Tidal surge shock: ’We didn’t stand a chance’
FOR many Boonooroo and Tuan residents, Monday's massive tidal surge was like nothing they've ever seen before.
Resident Robyn Ward lives near the Boonooroo boat ramp and labelled the surge as "extreme."
"We didn't only get the surge from the ocean, we got a surge from all the run-off coming off Bates St … we didn't stand a chance."
"I would say yesterday's tide was about 3.5 metres with the surge."
She said the public toilets near the boat ramp over flowed, swamping nearby yards with sewage.
For Ms Ward, protecting her property was a catch-22 situation.
She explained if she raised the sea wall near her house, it would protect against a surge from the sea but trap run-off water coming from behind the property.
Ms Ward took aim at Fraser Coast Regional Council, "I think Boonooroo has been forgotten … why is any place more important, it's all part of the one Council."
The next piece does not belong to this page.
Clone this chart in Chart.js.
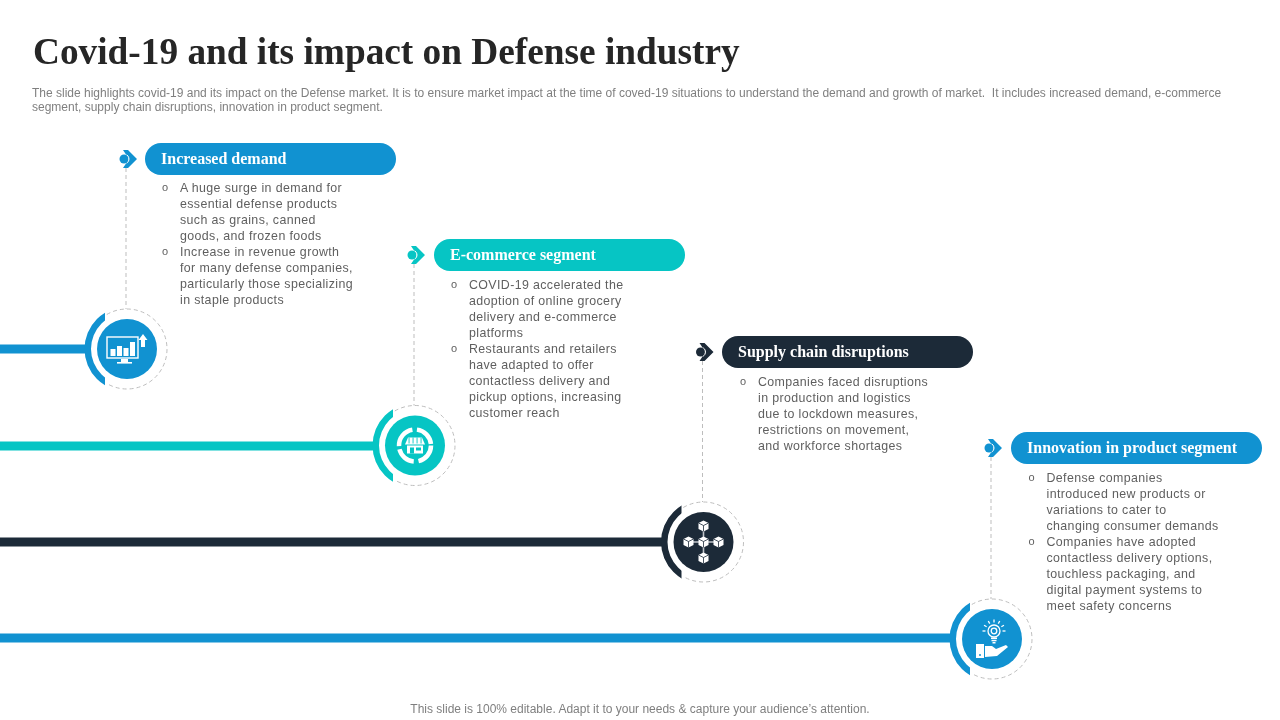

At neighbouring Tuan, rising tides, wind and rain brought the ocean to just metres outside resident Mike Moore's esplanade house.
"At the top of the tide the waves were coming across the road and you couldn't see the road right along the esplanade."
"There's definitely a need for an SES depot in the area … when to road to Boonooroo gets flooded, there goes Maaroom, Boonooroo, Tuan and Poona," Mr Moore said.
He spent his Tuesday morning clearing up debris left by the rising water and counted himself lucky his house was not inundated with water.
As of 10am Tuesday December 15, large piles of debris still remain at Boonooroo and Tuan with today's king tide pushing more debris onto land and low lying areas remain waterlogged.
Fraser Coast Regional Council has been contacted for comment.